Dari ketiga referensi tersebut, dapat disimpulkan bahwa keinginan untuk melakukan flexing dan image crafting di media sosial dapat dipengaruhi oleh kebutuhan akan pengakuan sosial, kepuasan diri, dan hubungan sosial yang diinginkan. Hal ini terkait dengan teori-teori psikologi sosial dan self-presentation yang memperlihatkan bagaimana individu cenderung membangun identitas dan citra diri yang positif di hadapan orang lain.
Solusi terkait Dorongan Perilaku Flexing dan Image Crafting
Untuk mengatasi fenomena flexing dan image crafting di media sosial, diperlukan pendekatan yang holistik dan melibatkan berbagai pihak. Beberapa solusi yang dapat dilakukan antara lain:
- Pendidikan tentang penggunaan media sosial: Pendidikan tentang penggunaan media sosial dapat membantu individu memahami dampak dari flexing dan image crafting di media sosial serta memperkuat kesadaran akan kebutuhan akan privasi dan autentisitas.
- Mendorong penggunaan media sosial yang positif: Pihak-pihak yang terkait dapat mendorong penggunaan media sosial untuk kepentingan yang positif, seperti untuk tujuan edukasi, berbagi informasi, atau membangun komunitas.
- Membuat regulasi penggunaan media sosial: Regulasi yang jelas tentang penggunaan media sosial dapat membantu mengurangi penyebaran konten yang merugikan individu atau kelompok.
- Membangun kesadaran akan dampak psikologis dari flexing dan image crafting: Kesadaran akan dampak psikologis dari flexing dan image crafting dapat membantu individu memperkuat nilai diri dan membangun citra diri yang positif tanpa harus melakukan flexing atau image crafting.
- Menekankan pentingnya autentisitas: Menekankan pentingnya autentisitas dalam media sosial dapat membantu individu memahami bahwa citra diri yang positif tidak harus selalu bersifat glamor atau mewah, namun dapat ditemukan dalam kehidupan sehari-hari.

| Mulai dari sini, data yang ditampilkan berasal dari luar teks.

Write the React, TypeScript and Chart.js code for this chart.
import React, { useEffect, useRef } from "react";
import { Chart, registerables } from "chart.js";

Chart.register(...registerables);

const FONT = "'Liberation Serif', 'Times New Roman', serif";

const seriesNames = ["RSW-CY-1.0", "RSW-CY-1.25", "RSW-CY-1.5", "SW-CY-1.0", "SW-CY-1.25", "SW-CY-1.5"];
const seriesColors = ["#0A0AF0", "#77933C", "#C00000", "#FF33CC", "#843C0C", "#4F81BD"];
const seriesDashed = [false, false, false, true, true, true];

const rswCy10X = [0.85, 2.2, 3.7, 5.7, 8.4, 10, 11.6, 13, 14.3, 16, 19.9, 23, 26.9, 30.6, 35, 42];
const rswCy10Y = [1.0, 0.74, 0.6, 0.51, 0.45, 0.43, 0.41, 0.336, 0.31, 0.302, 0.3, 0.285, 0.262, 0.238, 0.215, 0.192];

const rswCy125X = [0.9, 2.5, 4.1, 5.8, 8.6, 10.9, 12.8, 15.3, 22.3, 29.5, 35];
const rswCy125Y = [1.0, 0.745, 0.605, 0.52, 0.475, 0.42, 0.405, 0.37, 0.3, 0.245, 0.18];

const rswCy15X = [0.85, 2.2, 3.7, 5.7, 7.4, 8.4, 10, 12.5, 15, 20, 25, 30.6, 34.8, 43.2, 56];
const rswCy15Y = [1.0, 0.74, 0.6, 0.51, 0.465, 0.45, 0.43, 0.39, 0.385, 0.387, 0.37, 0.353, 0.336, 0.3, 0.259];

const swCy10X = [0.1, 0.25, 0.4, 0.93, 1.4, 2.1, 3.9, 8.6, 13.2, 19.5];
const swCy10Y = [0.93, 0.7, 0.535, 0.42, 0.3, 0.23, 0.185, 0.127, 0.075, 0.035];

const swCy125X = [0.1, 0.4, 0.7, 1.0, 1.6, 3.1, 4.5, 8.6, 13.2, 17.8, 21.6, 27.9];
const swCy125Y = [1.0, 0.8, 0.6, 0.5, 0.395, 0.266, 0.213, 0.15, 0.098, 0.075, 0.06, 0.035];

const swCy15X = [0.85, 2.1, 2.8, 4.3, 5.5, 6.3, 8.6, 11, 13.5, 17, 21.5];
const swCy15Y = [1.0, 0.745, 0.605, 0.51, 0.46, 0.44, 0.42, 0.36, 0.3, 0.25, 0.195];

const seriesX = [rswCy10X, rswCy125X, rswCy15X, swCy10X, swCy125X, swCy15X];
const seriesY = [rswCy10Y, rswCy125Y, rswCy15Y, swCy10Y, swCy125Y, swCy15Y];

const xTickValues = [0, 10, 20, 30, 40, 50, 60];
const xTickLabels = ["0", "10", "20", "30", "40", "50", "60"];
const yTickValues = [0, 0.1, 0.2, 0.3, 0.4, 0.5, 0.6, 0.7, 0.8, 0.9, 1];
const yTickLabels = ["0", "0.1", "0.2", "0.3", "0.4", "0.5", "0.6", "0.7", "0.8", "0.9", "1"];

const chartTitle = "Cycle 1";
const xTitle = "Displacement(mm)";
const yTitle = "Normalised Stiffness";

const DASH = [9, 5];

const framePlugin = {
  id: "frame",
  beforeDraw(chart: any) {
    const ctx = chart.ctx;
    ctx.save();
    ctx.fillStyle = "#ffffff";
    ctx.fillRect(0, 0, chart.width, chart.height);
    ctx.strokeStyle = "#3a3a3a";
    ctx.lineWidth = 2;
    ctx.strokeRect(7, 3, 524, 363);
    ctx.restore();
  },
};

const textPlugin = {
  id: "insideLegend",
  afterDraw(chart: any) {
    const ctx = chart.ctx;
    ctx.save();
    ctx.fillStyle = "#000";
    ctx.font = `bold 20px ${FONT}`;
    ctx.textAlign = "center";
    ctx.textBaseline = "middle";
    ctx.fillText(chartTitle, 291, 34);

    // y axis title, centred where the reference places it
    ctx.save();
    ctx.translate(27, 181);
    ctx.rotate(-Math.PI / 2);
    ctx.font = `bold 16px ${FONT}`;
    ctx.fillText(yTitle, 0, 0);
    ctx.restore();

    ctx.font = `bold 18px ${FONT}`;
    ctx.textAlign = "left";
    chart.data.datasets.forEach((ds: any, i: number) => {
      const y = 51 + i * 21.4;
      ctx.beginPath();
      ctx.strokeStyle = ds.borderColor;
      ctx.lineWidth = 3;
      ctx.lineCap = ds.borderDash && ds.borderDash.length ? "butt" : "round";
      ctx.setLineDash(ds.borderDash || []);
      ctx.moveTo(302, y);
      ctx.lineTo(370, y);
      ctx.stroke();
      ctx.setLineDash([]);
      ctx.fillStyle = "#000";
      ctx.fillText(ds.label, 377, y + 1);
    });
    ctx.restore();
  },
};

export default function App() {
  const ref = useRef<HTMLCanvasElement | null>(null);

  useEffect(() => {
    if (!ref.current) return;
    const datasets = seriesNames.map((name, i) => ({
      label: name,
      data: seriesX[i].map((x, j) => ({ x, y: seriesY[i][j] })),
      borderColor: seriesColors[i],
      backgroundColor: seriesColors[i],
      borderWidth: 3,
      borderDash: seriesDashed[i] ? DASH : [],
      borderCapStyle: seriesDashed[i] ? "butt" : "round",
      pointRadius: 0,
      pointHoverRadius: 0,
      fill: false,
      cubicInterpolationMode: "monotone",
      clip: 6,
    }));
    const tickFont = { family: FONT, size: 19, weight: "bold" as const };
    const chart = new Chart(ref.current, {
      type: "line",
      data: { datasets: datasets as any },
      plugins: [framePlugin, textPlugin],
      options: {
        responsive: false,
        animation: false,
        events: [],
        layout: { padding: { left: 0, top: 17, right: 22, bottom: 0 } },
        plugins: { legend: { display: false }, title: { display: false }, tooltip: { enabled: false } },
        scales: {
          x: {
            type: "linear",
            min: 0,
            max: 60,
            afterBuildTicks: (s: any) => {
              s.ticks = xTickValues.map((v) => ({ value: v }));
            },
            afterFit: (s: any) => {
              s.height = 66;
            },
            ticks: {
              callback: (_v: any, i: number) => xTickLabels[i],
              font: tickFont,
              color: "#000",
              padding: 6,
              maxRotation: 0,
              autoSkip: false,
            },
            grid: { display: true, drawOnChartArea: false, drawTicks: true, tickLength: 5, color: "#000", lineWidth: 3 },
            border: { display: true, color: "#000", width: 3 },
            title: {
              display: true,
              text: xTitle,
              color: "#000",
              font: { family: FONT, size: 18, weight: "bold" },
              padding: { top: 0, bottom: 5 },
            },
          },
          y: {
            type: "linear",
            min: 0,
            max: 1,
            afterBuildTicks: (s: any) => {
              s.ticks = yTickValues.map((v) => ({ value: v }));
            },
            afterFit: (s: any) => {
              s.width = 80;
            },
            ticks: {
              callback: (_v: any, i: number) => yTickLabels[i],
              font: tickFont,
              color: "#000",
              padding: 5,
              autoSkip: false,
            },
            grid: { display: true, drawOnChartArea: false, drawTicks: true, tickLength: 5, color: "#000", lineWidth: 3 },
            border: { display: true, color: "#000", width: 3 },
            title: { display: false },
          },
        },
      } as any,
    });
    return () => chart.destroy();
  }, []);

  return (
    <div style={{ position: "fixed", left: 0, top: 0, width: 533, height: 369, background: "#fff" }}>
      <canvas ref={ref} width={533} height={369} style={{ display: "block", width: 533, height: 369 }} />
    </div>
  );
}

Sesungguhnya, solusi yang tepat untuk mengatasi fenomena flexing dan image crafting di media sosial dapat berbeda-beda tergantung pada kondisi sosial, budaya, dan faktor-faktor personal masing-masing individu. Oleh karena itu, solusi yang efektif dapat dihasilkan melalui pendekatan yang kolaboratif dan melibatkan berbagai pihak.
Kesimpulan
Berdasarkan pembahasan di atas, dapat disimpulkan bahwa fenomena flexing dan image crafting di media sosial merupakan fenomena yang semakin meningkat di Indonesia dan memiliki dampak yang kompleks pada individu dan masyarakat. Fenomena ini didorong oleh berbagai faktor, seperti tekanan sosial untuk tampil sempurna dan prestise, keinginan untuk diterima dan diakui oleh kelompok tertentu, serta pengaruh dari budaya konsumsi.